Eski İstanbul'da Ramazan gecelerinin vazgeçilmez bir parçası olan mahalle bekçileri, halk arasında "paspan" veya "pazvant" olarak bilinirdi. Bu bekçilerin görevleri, çarşı ve dükkânları süpürmek ve geceleyin dükkânların güvenliğini sağlamaktı. Ramazan'da ise önemli bir görevleri de mahalle halkını sahura kaldırmaktı. Bekçiler, davul çalıp mahalle halkını sahura kaldırırken aynı zamanda maniler de söylerlerdi.

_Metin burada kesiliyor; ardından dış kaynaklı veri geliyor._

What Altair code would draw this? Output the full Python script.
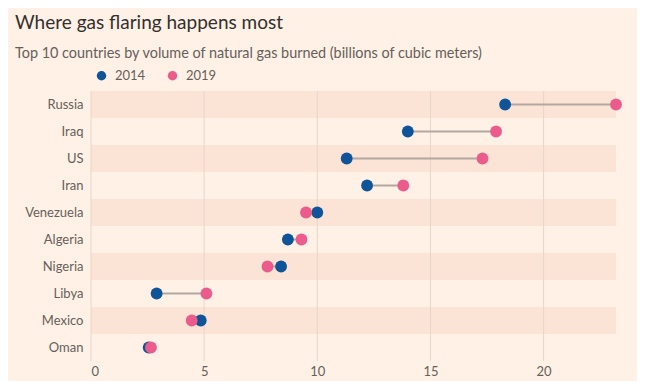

MAHALLELİ İZLER BEKÇİ KENDİNDEN GEÇERDİ
Her mahallenin birçok bekçisi bulunurdu ve bunların başında bir bekçibaşı yer alırdı. Bekçibaşı, emrindeki bekçileri seçer ve mahallede görevlendirirdi. Bekçibaşılar, mahalle sakinlerinden topladıkları paralarla maiyetlerindeki bekçilere ücret sağlardı. Bekçiler, Ramazan ayında sahurda söyledikleri manilerle mahalle halkını uyanık tutarlardı. Bekçiler arasında davul çalmayı ve mani söylemeyi beceremeyenler olduğunda ise özel davulcu ve manici tutulur, toplanan bahşişler bu kişilerle paylaşılırdı. Mahalle sakinleri, bekçilerin davul çalarkenki gösterişli performansına hayranlıkla tanıklık ederlerdi. Bekçi, adeta kendinden geçer, bazen havaya davulu fırlatır, bazen ayak oyunlarıyla eğlenceli bir gösteri sergilerdi.
MAHALLE HALKINI TEMBİH'E ÇAĞIRIRLARDI
Bekçilerin diğer bir görevi ise mahalle halkını akşam vakti camiye çağırmaktı. Ramazan ayına yaklaştığında hükümet tarafından evlerin ve sokakların temizliğine özen gösterilmesi ve sosyal hayatın düzeninin bozulmaması için tembihnameler yayımlanırdı. Berat Kandili'nin yaklaşmasıyla birlikte, halka tembihat yapılması gerektiğinde mahalle imamları haberdar edilir ve bekçiler, akşam ezanına yakın sokaklarda dolaşarak herkese "Tembih var. Akşam camiye buyurun!" diye seslenirlerdi.